Update - 3-10-15

Update - 3-10-15

Update 3/10/15:
  • I had some issues uploading my bisulfite sequencing reads to iPlant. However, I was able to get them uploaded. I wasn't able to use a web link to get them on the data store because the SRA website did not have a direct link to the fastq-converted versions of the files. They had ftp links to the .sra formatted files, but I figured it would be better to upload them in fastq format so they could be mapped directly with no additional conversion steps. I actually had to use the web-based bulk upload tool on my windows desktop since it didn't play nice with my linux machines. I also tried the iDrop desktop client, but it failed every time despite reaching 100% uploaded.
  • I started running the Bismark genome preparation script on the Arabidopsis thaliana genome. This has to be done first and then the reads will be mapped to this. I submitted it yesterday, but it hasn't started running yet.

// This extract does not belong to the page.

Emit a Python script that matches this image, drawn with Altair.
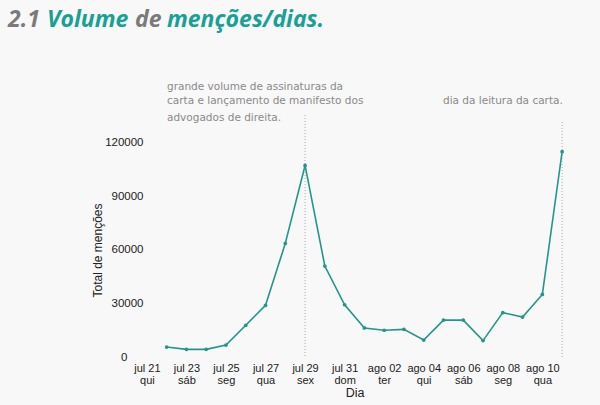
import altair as alt
import pandas as pd

dias = ["2022-07-22", "2022-07-23", "2022-07-24", "2022-07-25", "2022-07-26",
        "2022-07-27", "2022-07-28", "2022-07-29", "2022-07-30", "2022-07-31",
        "2022-08-01", "2022-08-02", "2022-08-03", "2022-08-04", "2022-08-05",
        "2022-08-06", "2022-08-07", "2022-08-08", "2022-08-09", "2022-08-10",
        "2022-08-11"]
mencoes = [5600, 4300, 4300, 6700, 17800, 29000, 63700, 107400, 51000, 29300,
           16300, 15000, 15500, 9500, 20700, 20700, 9200, 24900, 22400, 35100,
           115100]

marco_dias = ["2022-07-29", "2022-08-11"]
marco_topo = [135700, 131800]

y_ticks = [0, 30000, 60000, 90000, 120000]
x_tick_days = [(7, 21), (7, 23), (7, 25), (7, 27), (7, 29), (7, 31),
               (8, 2), (8, 4), (8, 6), (8, 8), (8, 10)]

anot1 = ["grande volume de assinaturas da",
         "carta e lançamento de manifesto dos",
         "advogados de direita."]
anot2 = "dia da leitura da carta."

df = pd.DataFrame({"dia": dias, "mencoes": mencoes})
df_rules = pd.DataFrame({"dia": marco_dias, "topo": marco_topo, "base": [0, 0]})

teal = "#23968c"
gray_title = "#7a7a7a"
teal_title = "#18a096"
ann_color = "#8a8a8a"

x_scale = alt.Scale(
    type="utc",
    domain=[alt.DateTime(year=2022, month=7, date=20, hours=12, utc=True),
            alt.DateTime(year=2022, month=8, date=11, hours=12, utc=True)],
)
y_scale = alt.Scale(domain=[0, 144112], nice=False)

label_expr = ("[['jan','fev','mar','abr','mai','jun','jul','ago','set','out','nov','dez']"
              "[utcmonth(datum.value)] + ' ' + utcFormat(datum.value, '%d'), "
              "['dom','seg','ter','qua','qui','sex','sáb'][utcday(datum.value)]]")

x_enc = alt.X(
    "dia:T", scale=x_scale, title="Dia",
    axis=alt.Axis(
        values=[alt.DateTime(year=2022, month=m, date=d, utc=True) for m, d in x_tick_days],
        labelExpr=label_expr, domain=False, ticks=False, grid=False,
        labelPadding=5, labelFontSize=11, labelLineHeight=12.5, labelColor="#222222",
        labelFont="Liberation Sans", labelAngle=0,
        titleFont="Liberation Sans", titleFontSize=12.5, titleFontWeight="normal",
        titleColor="#222222", titlePadding=1,
    ),
)
y_enc = alt.Y(
    "mencoes:Q", scale=y_scale, title="Total de menções",
    axis=alt.Axis(
        values=y_ticks, format="d", domain=False, ticks=False, grid=False,
        offset=-8, labelPadding=alt.ExprRef("datum.value == 0 ? 18 : 2"),
        labelFontSize=11.5, labelColor="#222222", labelFont="Liberation Sans",
        titleFont="Liberation Sans", titleFontSize=12, titleFontWeight="normal",
        titleColor="#222222", titleY=150, titlePadding=0,
    ),
)

line = alt.Chart(df).mark_line(color=teal, strokeWidth=1.6).encode(x=x_enc, y=y_enc)
pts = alt.Chart(df).mark_point(color=teal, filled=True, size=14, opacity=1).encode(x="dia:T", y="mencoes:Q")

rules = alt.Chart(df_rules).mark_rule(color="#aaaaaa", strokeDash=[1, 2], strokeWidth=1).encode(
    x="dia:T", y="topo:Q", y2="base:Q")

def txt(text, x, y, color, size, font, weight="normal", style="normal", baseline="alphabetic"):
    return alt.Chart(pd.DataFrame({"t": [text]})).mark_text(
        align="left", baseline=baseline, color=color, fontSize=size, font=font,
        fontWeight=weight, fontStyle=style,
    ).encode(text="t:N", x=alt.value(x), y=alt.value(y))

title_font = "Open Sans"
titles = [
    txt("2.1", -129, -73, gray_title, 23, title_font, "bold", "italic"),
    txt("Volume", -90, -73, teal_title, 23, title_font, "bold", "italic"),
    txt("de", -2, -73, gray_title, 23, title_font, "bold", "italic"),
    txt("menções/dias.", 30, -73, teal_title, 23, title_font, "bold", "italic"),
]
ann = [
    txt(anot1[0], 30, -13, ann_color, 10.5, "DejaVu Sans", baseline="middle"),
    txt(anot1[1], 30, 1, ann_color, 10.5, "DejaVu Sans", baseline="middle"),
    txt(anot1[2], 30, 18, ann_color, 10.5, "DejaVu Sans", baseline="middle"),
    txt(anot2, 306, 1, ann_color, 10.5, "DejaVu Sans", baseline="middle"),
]

chart = alt.layer(rules, line, pts, *titles, *ann).properties(
    width=435, height=257,
    autosize=alt.AutoSizeParams(type="none"),
    padding={"left": 137, "top": 100, "right": 28, "bottom": 48},
    background="#f7f8f7",
).configure_view(stroke=None)

chart.save("out.html", embed_options={"renderer": "svg", "actions": False})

  • Some testing has been done with test datasets and I'm trying to think about how I'm going to find these hypermethylated regions in the output of Bismark. It will output a SAM file in the following format:
(1) QNAME (seq-ID)
(2) FLAG (this flag tries to take the strand a bisulfite read
originated from into account (this is different from ordinary DNA
alignment flags!))
(3) RNAME (chromosome)
(4) POS (start position)
(5) MAPQ (only calculated for Bowtie 2, always 255 for Bowtie)
(6) CIGAR
(7) RNEXT
(8) PNEXT
(9) TLEN
(10) SEQ
(11) QUAL (Phred33 scale)
(12) NM-tag (edit distance to the reference)
(13) MD-tag (base-by-base mismatches to the reference)
(14) XM-tag (methylation call string)
(15) XR-tag (read conversion state for the alignment)
(16) XG-tag (genome conversion state for the alignment)
  • However, depending on compute time it would probably be easiest to run the methylation extractor script and parse its output. It would provide separate files for each sequence context (CG, CHG, CHH):
(1) seq-ID
(2) methylation state
(3) chromosome
(4) start position (= end position)
(5) methylation call
  • HPC access works. I have no problems logging in through ssh either on campus or at home. This will be necessary to run my HMR-finder script, which will be written in python.
  • Question for Eric/Shelley:
  1. When will my iPlant HPC jobs actually start?
To-do This Week:
  1. Pseudocode/Start Coding my HMR-finder script - Need to think hard about how I define an interesting region, how many methyl-Cs, and how close together
  2. Continue doing the necessary computation steps in iPlant. It should be straightforward although I don't know how long this will take.